Aspen’s John Gaston, right, talks following USA Skimo's training camp at Highlands. Gaston advocated for Aspen to become a base of operations for the national team in the future. Rich Allen/Aspen Daily News


Gaston said that many of the multi-lap time trials over the week were determined by just a few seconds — and that the team is well-served for focusing on technical parts of the races in ways they haven’t before.

“I thought I had great transitions until I came here and got smoked by high-schoolers,” Gaston said. “We’ve never had this attention to detail. … Living here, it’s pretty natural to focus on logging a lot of vert, a lot of time on skis, a lot of hours because we have the fun mountains, fun terrain.
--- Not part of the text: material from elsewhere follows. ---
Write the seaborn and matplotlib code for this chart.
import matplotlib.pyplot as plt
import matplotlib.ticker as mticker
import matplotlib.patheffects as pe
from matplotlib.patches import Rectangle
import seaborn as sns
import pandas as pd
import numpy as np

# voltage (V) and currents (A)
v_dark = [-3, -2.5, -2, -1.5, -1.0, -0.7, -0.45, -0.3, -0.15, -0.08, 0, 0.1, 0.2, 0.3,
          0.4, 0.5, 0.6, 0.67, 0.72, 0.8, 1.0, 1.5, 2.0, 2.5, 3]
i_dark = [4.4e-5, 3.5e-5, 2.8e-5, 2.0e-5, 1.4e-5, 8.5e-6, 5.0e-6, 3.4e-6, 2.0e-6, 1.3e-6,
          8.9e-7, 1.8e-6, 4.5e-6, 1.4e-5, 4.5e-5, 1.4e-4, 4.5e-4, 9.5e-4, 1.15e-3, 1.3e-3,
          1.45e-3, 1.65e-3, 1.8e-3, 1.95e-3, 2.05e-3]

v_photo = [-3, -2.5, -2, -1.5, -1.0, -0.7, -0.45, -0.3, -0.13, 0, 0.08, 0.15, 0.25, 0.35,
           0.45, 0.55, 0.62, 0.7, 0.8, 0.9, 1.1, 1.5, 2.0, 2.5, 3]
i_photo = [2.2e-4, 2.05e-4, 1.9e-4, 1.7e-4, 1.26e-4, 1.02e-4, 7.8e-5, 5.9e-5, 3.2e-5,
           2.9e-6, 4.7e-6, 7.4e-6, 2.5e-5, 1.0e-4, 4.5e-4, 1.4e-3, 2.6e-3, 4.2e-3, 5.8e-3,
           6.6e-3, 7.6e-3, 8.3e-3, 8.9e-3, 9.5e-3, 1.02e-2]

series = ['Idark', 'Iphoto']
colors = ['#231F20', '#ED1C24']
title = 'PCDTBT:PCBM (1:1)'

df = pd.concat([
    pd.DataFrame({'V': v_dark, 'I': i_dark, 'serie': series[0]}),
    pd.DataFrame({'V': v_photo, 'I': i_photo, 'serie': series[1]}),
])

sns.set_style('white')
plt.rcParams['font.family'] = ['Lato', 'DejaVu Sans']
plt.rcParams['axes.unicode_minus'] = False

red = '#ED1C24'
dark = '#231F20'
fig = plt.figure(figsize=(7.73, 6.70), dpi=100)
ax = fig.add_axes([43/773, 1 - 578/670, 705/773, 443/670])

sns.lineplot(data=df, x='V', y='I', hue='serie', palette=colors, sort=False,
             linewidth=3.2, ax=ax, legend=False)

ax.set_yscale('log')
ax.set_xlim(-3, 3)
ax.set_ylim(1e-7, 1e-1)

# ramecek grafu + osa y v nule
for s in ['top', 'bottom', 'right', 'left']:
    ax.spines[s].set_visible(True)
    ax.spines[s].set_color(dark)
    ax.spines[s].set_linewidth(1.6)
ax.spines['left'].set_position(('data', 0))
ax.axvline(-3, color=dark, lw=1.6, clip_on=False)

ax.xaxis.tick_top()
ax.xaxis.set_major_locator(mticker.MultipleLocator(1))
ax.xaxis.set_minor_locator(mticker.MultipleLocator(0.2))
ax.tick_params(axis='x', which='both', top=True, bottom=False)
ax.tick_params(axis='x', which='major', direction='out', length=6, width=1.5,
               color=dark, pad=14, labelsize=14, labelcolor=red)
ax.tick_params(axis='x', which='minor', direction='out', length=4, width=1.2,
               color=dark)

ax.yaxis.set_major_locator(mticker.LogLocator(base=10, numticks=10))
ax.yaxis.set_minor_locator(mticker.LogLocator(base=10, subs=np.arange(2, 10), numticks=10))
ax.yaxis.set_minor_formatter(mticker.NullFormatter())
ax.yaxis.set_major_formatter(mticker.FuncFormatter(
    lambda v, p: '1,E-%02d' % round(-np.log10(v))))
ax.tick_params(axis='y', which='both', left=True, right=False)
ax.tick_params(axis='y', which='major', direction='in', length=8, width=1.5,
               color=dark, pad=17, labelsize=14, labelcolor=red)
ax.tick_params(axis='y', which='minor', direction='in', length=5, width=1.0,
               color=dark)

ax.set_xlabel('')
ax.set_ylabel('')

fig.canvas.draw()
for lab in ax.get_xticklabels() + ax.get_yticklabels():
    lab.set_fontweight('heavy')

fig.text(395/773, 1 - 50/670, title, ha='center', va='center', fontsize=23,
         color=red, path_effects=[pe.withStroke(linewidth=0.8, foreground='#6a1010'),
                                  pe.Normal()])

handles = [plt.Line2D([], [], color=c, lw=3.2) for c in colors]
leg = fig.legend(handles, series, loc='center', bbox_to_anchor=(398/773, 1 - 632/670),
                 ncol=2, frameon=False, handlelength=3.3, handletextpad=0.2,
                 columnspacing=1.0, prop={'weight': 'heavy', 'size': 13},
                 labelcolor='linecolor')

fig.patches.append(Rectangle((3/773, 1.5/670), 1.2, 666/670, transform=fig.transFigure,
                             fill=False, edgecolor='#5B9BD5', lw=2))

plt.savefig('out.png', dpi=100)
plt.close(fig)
But especially as these distances get shorter at the World Cup level and then Olympic level these small skills — even if it’s just a second or two here or there — those are the margins that we’ll be working with against other teams.”
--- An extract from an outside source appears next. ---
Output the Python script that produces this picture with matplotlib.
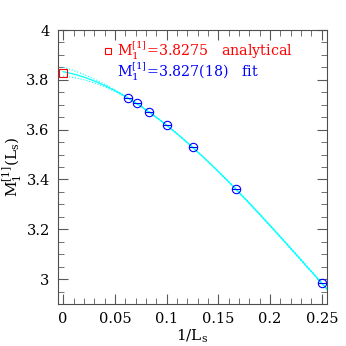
import numpy as np
import matplotlib
matplotlib.use("Agg")
import matplotlib.pyplot as plt
from matplotlib.ticker import MultipleLocator

# data
inv_L = [1 / 16, 1 / 14, 1 / 12, 1 / 10, 1 / 8, 1 / 6, 1 / 4]
m_vals = [3.726, 3.706, 3.669, 3.617, 3.530, 3.362, 2.983]
analytical = 3.8275
fit_err = 0.018
legend_texts = [r"M$_1^{[1]}$=3.8275   analytical", r"M$_1^{[1]}$=3.827(18)   fit"]

plt.rcParams['font.family'] = ['DejaVu Serif']
plt.rcParams['mathtext.fontset'] = 'dejavuserif'

fig = plt.figure(figsize=(3.46, 3.46), dpi=100)
ax = fig.add_axes([58 / 346, 1 - 304 / 346, 269 / 346, 274 / 346])

# cubic fit through the points, band from covariance scaled to the quoted error
x = np.array(inv_L)
y = np.array(m_vals)
coef, cov = np.polyfit(x, y, 3, cov=True)
xs = np.linspace(0, 0.256, 200)
X = np.vstack([xs ** 3, xs ** 2, xs, np.ones_like(xs)]).T
fit = X @ coef
sig = np.sqrt(np.einsum('ij,jk,ik->i', X, cov, X))
sig = sig * fit_err / sig[0]

ax.plot(xs, fit, color='cyan', lw=0.9)
ax.plot(xs, fit + sig, color='cyan', lw=0.8, ls=':')
ax.plot(xs, fit - sig, color='cyan', lw=0.8, ls=':')

ax.plot(x, y, 'o', mfc='none', mec='blue', ms=6, mew=0.8)
ax.plot(x, y, '_', color='blue', ms=6, mew=0.8)
ax.plot([0], [analytical], 's', mfc='none', mec='red', ms=5.5, mew=0.8)

ax.plot([0.043], [3.916], 's', mfc='none', mec='red', ms=4.5, mew=0.8)
ax.text(0.052, 3.916, legend_texts[0], color='red', fontsize=10.3, va='center')
ax.text(0.052, 3.834, legend_texts[1], color='blue', fontsize=10.3, va='center')

ax.set_xlim(-0.005, 0.255)
ax.set_ylim(2.9, 4.0)
ax.xaxis.set_major_locator(MultipleLocator(0.05))
ax.xaxis.set_minor_locator(MultipleLocator(0.01))
ax.yaxis.set_major_locator(MultipleLocator(0.2))
ax.yaxis.set_minor_locator(MultipleLocator(0.05))
ax.xaxis.set_major_formatter(plt.FuncFormatter(lambda v, p: '%g' % round(v, 3)))
ax.yaxis.set_major_formatter(plt.FuncFormatter(lambda v, p: '%g' % round(v, 3)))
ax.tick_params(which='both', direction='in', top=True, right=True, labelsize=10.5, color='0.35')
ax.tick_params(which='major', length=7, width=0.8, pad=6)
ax.tick_params(which='minor', length=4, width=0.6)
for s in ax.spines.values():
    s.set_linewidth(0.8)
    s.set_color('0.3')

ax.set_xlabel(r"1/L$_\mathrm{s}$", fontsize=11, labelpad=1)
ax.set_ylabel(r"M$_1^{[1]}$(L$_\mathrm{s}$)", fontsize=11, labelpad=2)

fig.savefig("out.png", dpi=100)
Gaston said he’s never had a real training week with the team. He missed last year’s camp in Summit County due to injury, but said he was told there was only one or two days on snow and “a lot of lectures.”

“From what I gather from people who were at both, this was a whole other thing, they’re not even globally related,” Gaston said. “This is a great first one. I think it worked out really well.”
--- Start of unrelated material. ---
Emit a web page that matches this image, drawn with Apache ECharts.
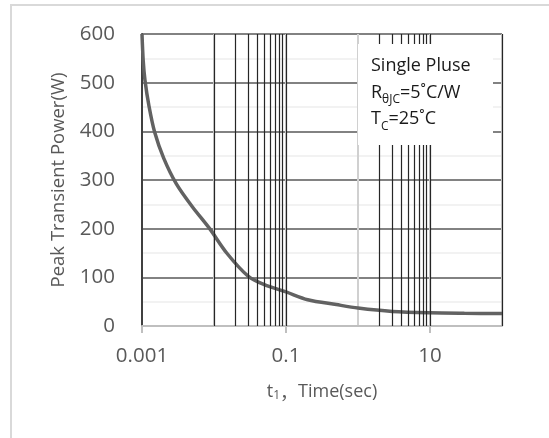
<!DOCTYPE html>
<html>
<head>
<meta charset="utf-8">
<script src="https://cdn.jsdelivr.net/npm/echarts@6/dist/echarts.min.js"></script>
<style>
html,body{margin:0;padding:0;background:#fff;}
#chart{width:549px;height:438px;}
</style>
</head>
<body>
<div id="chart"></div>
<script>
// ---- data ----
const timeSec = [0.001, 0.00104, 0.0011, 0.00125, 0.0015, 0.002, 0.003, 0.005, 0.0087, 0.015, 0.03, 0.05, 0.1, 0.2, 0.5, 1, 3, 10, 30, 100];
const peakPowerW = [600, 545, 505, 452, 398, 345, 292, 245, 200, 150, 102, 85, 70, 54, 44, 37, 30, 27, 26, 25.5];
const xTickLabels = ['0.001', '0.01', '0.1', '1', '10', '100'];
const darkGridTimes = [0.01, 0.02, 0.03, 0.04, 0.05, 0.06, 0.07, 0.08, 0.09, 0.1, 2, 3, 4, 5, 6, 7, 8, 9, 10, 100];
const yMin = 0, yMax = 600, yStep = 100;

const FONT = '"Open Sans", "Noto Sans", sans-serif';
const chart = echarts.init(document.getElementById('chart'), null, {renderer: 'canvas'});

const curve = timeSec.map((t, i) => [t, peakPowerW[i]]);

chart.setOption({
  animation: false,
  backgroundColor: '#ffffff',
  grid: {left: 142, right: 47, top: 34, bottom: 112, containLabel: false},
  xAxis: [
    {
      type: 'log', logBase: 10, min: 0.001, max: 100,
      axisLine: {show: true, lineStyle: {color: '#bfbfbf', width: 2}},
      axisTick: {show: false},
      axisLabel: {show: false},
      splitLine: {show: true, lineStyle: {color: '#d0d0d0', width: 2}},
      name: '{t|t}{s|1}{c|，}{t|Time(sec)}',
      nameLocation: 'middle',
      nameGap: 56,
      nameTextStyle: {
        color: '#595959', fontFamily: FONT,
        rich: {
          t: {fontSize: 18, fontFamily: FONT, color: '#595959', lineHeight: 20},
          s: {fontSize: 12, fontFamily: FONT, color: '#595959', lineHeight: 12, verticalAlign: 'bottom'},
          c: {fontSize: 18, fontFamily: '"Noto Sans CJK SC", sans-serif', color: '#595959', lineHeight: 20}
        }
      }
    },
    {
      type: 'category', boundaryGap: false, data: xTickLabels, position: 'bottom', gridIndex: 0,
      axisLine: {show: false},
      axisTick: {show: true, interval: 1, length: 7, lineStyle: {color: '#bfbfbf', width: 2}},
      axisLabel: {show: true, interval: 1, fontSize: 20.5, fontFamily: FONT, color: '#595959', margin: 20},
      splitLine: {show: false}
    }
  ],
  yAxis: {
    type: 'value', min: yMin, max: yMax, interval: yStep,
    axisLine: {show: true, lineStyle: {color: '#404040', width: 2}},
    axisTick: {show: false},
    axisLabel: {fontSize: 20.5, fontFamily: FONT, color: '#595959', margin: 27},
    splitLine: {show: true, lineStyle: {color: ['#bfbfbf', '#595959', '#595959', '#595959', '#595959', '#595959', '#595959'], width: 1.5}},
    minorTick: {show: false, splitNumber: 2},
    minorSplitLine: {show: true, lineStyle: {color: '#eeeeee', width: 1.5}},
    name: 'Peak Transient Power(W)',
    nameLocation: 'middle',
    nameGap: 74,
    nameTextStyle: {fontSize: 18.5, fontFamily: FONT, color: '#595959'}
  },
  series: [
    {
      type: 'line', xAxisIndex: 0, data: [], z: 1, silent: true,
      markLine: {
        silent: true, symbol: 'none', animation: false,
        label: {show: false},
        lineStyle: {color: '#262626', width: 1.2, type: 'solid'},
        data: darkGridTimes.map(t => ({xAxis: t}))
      }
    },
    {
      type: 'line', xAxisIndex: 0, data: curve, z: 3,
      showSymbol: false, smooth: 0.3,
      lineStyle: {color: '#626262', width: 3.5}
    }
  ],
  graphic: [
    {type: 'rect', z: 0, shape: {x: 11, y: 5, width: 620, height: 520}, style: {fill: 'none', stroke: '#d9d9d9', lineWidth: 2}},
    {type: 'rect', z: 100, shape: {x: 358, y: 44, width: 135, height: 101}, style: {fill: '#ffffff', stroke: 'none'}},
    {
      type: 'text', z: 101, x: 371, y: 53,
      style: {
        text: '{n|Single Pluse}\n{n|R}{s|θJC}{n|=5˚C/W}\n{n|T}{s|C}{n|=25˚C}',
        fill: '#1a1a1a', verticalAlign: 'top', align: 'left',
        rich: {
          n: {fontSize: 18, fontFamily: FONT, fill: '#1a1a1a', lineHeight: 26.5},
          s: {fontSize: 12, fontFamily: FONT, fill: '#1a1a1a', lineHeight: 14, verticalAlign: 'bottom'}
        }
      }
    }
  ]
});
</script>
</body>
</html>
But with the growth of the sport and the Olympic carrot dangling in front of the team, USA Skimo is getting organized.

Sarah Cookler, the founder of and managing director of Silverfork Ski Mountaineering Club in Brighton, Utah, was announced as the head of sport in August. In the same press release, USA Skimo introduced “Project Podium,” a donation-driven initiative to make U.S. athletes more competitive in the sport on the global stage, including World Cup and the Olympics.

“There’s no reason our athletes can’t be as competitive as an athlete in France,” Cookler said. “Physically, they’re there. We just have to have the resources to put on training camps and provide support to our athletes.”

The team hired Oscar Angeloni to be the head coach after working with teams in Italy, Switzerland and China to help develop the specific skills. The decision was made to come to Aspen, giving the athletes a chance to come together in the ways that other national ski teams do.

Cookler said that the decision to come to the Roaring Fork Valley was multi-pronged, but fundraising and awareness building was a big component.

“There are a couple of reasons (the team came to Aspen), but the primary reason is we are a completely privately funded organization, so we rely on donations at this point and a lot of our funders are from Aspen,” Cookler said. “There’s a great community here that supports ski mountaineering, and the mountain does too, which doesn’t happen everywhere in the country.”

Gaston is one of three athletes from the area on the team: Joseph DeMoor is on the senior squad with Gaston and Tiernan Pittz is on the junior team. Both are based in Carbondale. Other locals Jessie Young and Kristin Layne are likely to join the team throughout the season, Cookler said.


USA Skimo Head of Sport Sarah Cookler, center, addresses the national team at the conclusion of a five-day training camp at Aspen Highlands on Sunday. Rich Allen/Aspen Daily News


Of the 37 athletes listed on the national team roster, 16 are from Colorado and 20 are from Utah. The other three are from California and Montana.

The likelihood of having snow on the hills helped draw the team to Aspen, and that came to fruition — though some of Highlands’ snow machines were working just as hard as the athletes. The strong uphilling community also drew out some local interest and makes Aspen an appealing prospect for the team, at least from the local perspective.

“We are a hub recreationally for uphilling now, but I think as a competition sport, that’s our aspiration: we want to be the hub of competition skimo,” Kevin Roop, lead coach of the new skimo program at Aspen Valley Ski and Snowboard Club, said.

AVSC launched its development program ahead of this winter season due to public interest and the growth of the sport as a whole. Currently, only four athletes are rostered to the team, but they spent time with the national team athletes and networked with its administrators. Roop was with the team during multiple days of their five-day stay.

“I think the partnerships that the ski club made with USA Skimo is just incredibly important,” Roop said. “We all now know each other. We all know what we need to do because the mission of USA Skimo is to not only get people to the Olympics but to develop other teams, other places.”

And the same reasons that USA Skimo came to town for a week are the reasons it should put down roots, Gaston — also an adviser for the AVSC team — said.

“To be blunt — and I think we’re not there quite yet — but I think Aspen is the obvious choice to be the dedicated home of the U.S. ski mountaineering team, both at a marketing partnership level but also as a genuine base of operations and training home for the team as it grows,” Gaston said. “U.S. Alpine teams have Park City (Utah); we should have Aspen. There’s nowhere in this country that has as passionate an uphill and skimo-ing community as Aspen and there’s no resort network that has as flexible and friendly uphill policies.”

Cookler said that there have been preliminary discussions about how Aspen has been discussed as a place that has everything the team could be looking for — aside from affordable housing — if it chooses to go that route. It doesn’t appear that anything formal has been discussed at length at this point, though.

“I don’t know if I would say that it’s a necessary thing to have a centralized home base, but I think Aspen would be a great place that’s what we wanted to do,” Cookler said. “I think having an area where we can routinely have the resources to train and provide training access is key to a team like this and a sport that doesn’t have uphill access in many places. So having a town like Aspen that allows training to happen without significant hurdles would be pivotal for the sport.”

Cookler said that the exact selection process for the Olympic roster is yet to be decided, but will happen over the course of the 2024-25 World Cup season and may include some of the early 2025-26 season. The first International Ski Mountaineering Federation schedule starts in Courchevel, France, on Dec. 12.